Perceiving this, and being inspired by God, she sought
the protection of the Mother of Mercy, and devoutly
implored Her to intercede with Her Son to help her.
Anxious, moreover, she went on a pilgrimage to a
hermitage, where there was a church miraculously
consecrated in that diocese to the Mother of God. There
she confessed her sins, so that no evil spirit could
enter her, and after her prayers to the Mother of Pity
all the devil's machinations against her ceased, so that
these evil crafts thenceforth never afflicted her.
None the less
there are still some strong men cruelly enticed by
witches to this sort of love, so that it would seem that
they could never restrain themselves from their
inordinate lust for them, yet these often most manfully
resist the temptation of lewd and filthy enticements,
and by the aforesaid defences overcome all the wiles of
the devil.
A rich young
man in the town of Innsbruck provides us with a notable
pattern of this sort of struggle. He was so importuned
by witches that it is hardly possible for pen to
describe his strivings, but he always kept a brave
heart, and escaped by means of the remedies we have
mentioned. Therefore it may justly be concluded that
these remedies are infallible against this disease, and
that they who use such weapons will most surely be
delivered.
And it must
be understood that what we have said concerning
inordinate love applies also to inordinate hatred, since
the same discipline is of benefit for the two opposite
extremes. But though the degree of witchcraft is equal
in each, yet there is this difference in the case of
hatred; the person who is hated must seek another
remedy.
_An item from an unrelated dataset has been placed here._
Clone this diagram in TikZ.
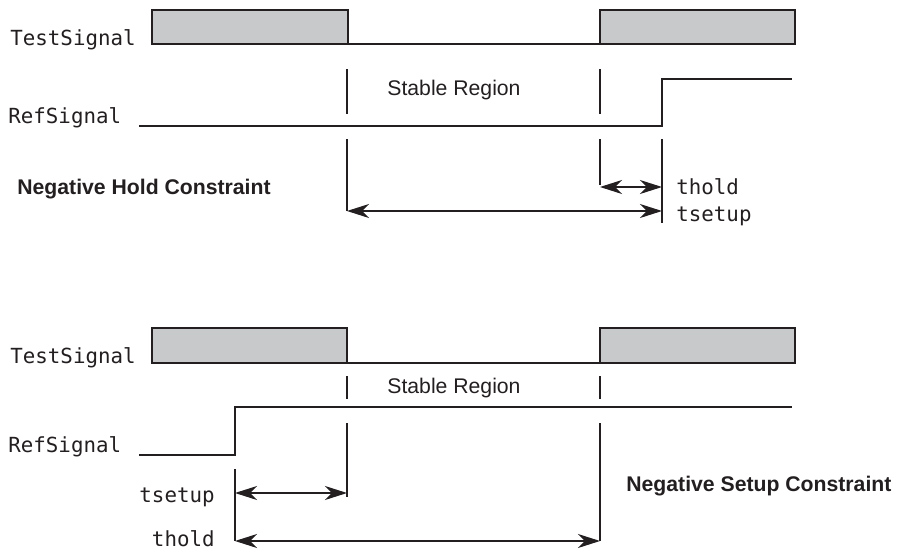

For the man who hates his wife and puts her out
of his heart will not easily, if he is an adulterer, be
turned back again to his wife, even though he go on many
a pilgrimage.
Now it has
been learned from witches that they cause this spell of
hatred by means of serpents; for the serpent was the
first instrument of the devil, and by reason of its
curse inherits a hatred of women; therefore they cause
such spells by placing the skin or head of a serpent
under the threshold of a room or house. For this reason
all the nooks and corners of the house where such a
woman lives are to be closely examined and reconstructed
as far as possible; or else she must be lodged in the
houses of others.
And when it
is said the bewitched men can exorcise themselves, it is
to be understood that they can wear the sacred words or
benedictions of incantations round their necks, if they
are unable to read or pronounce the benedictions; but it
will be shown later in what way this should be done.